Yvonne Scott (Speaker) is a fellow emeritus at Trinity College Dublin, the University of Dublin. She was the founding director of TRIARC (Trinity College Irish Art Research Centre), and an associate professor in the Department of the History of Art and Architecture there. Her research focuses particularly on modern and contemporary art, specialising in the representation of landscape, nature, and environment; she has published extensively in the field. Scott has hosted numerous symposia on themes such as eco-criticism, including ‘In this brief time: art, environment and ecology’, and convened the visual art section of the Art in the Anthropocene conference at Trinity College Dublin, June 2019. She has served on several boards in the university, as well as in public art institutions and galleries. She was chair of the advisory board for, and contributor to, Art and architecture of Ireland, vol. 5, Twentieth century (2014), and to Modern Ireland in 100 artworks (2016).

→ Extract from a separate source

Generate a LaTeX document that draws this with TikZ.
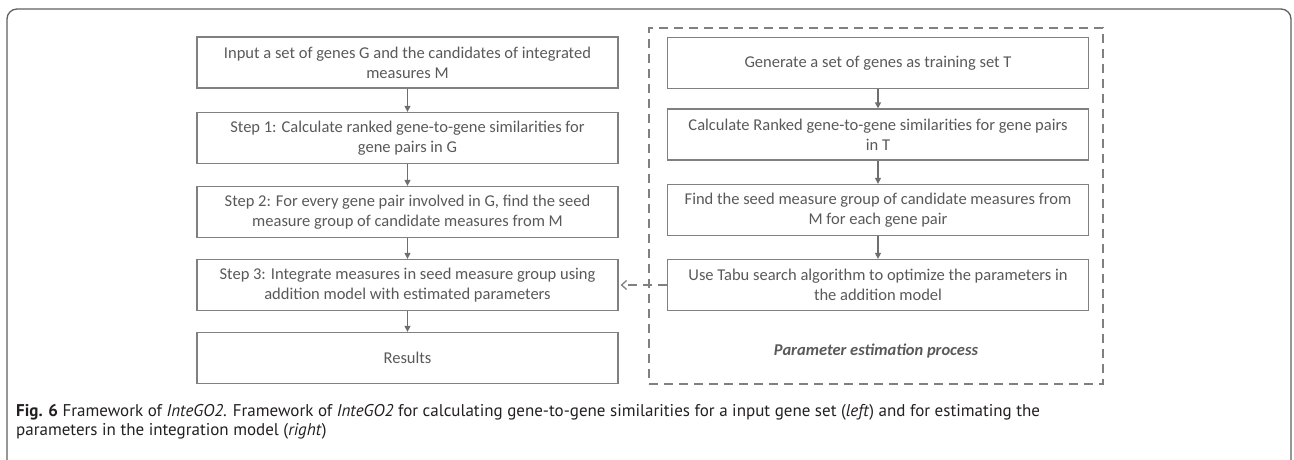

Dr Brenda Moore-McCann (Chair) is a medical doctor, art historian and writer. She received her M.B. at University College Dublin and was medical director of a non-governmental agency, Family Planning Services, before taking a diploma in the History of European Painting at Trinity College Dublin, followed by a B.A. (Mod) in Art History and Classical Civilisation. Her research into the themes of language, perception and identity in the art of the physician, artist, critic and novelist Brian O’Doherty (a.k.a Patrick Ireland) was supported by a Government of Ireland Research Fellowship. Moore-McCann received her PhD at Trinity College Dublin in 2002 and authored Brian O’Doherty/Patrick Ireland: Between categories (Lund Humphries, 2009), the first monograph on O'Doherty. She served on the programme board of the Royal Hibernian Academy and the art committee at St. James’s Hospital for many years, and was on the advisory committee of the Open Window Project in the Transplant Unit there, which brought virtual art to the patient’s bedside. She developed the Medical Humanities module, See—Don’t Just Look: Perception in Medicine and Art in 2008, which interweaves art and medical imagery for first-year medical students.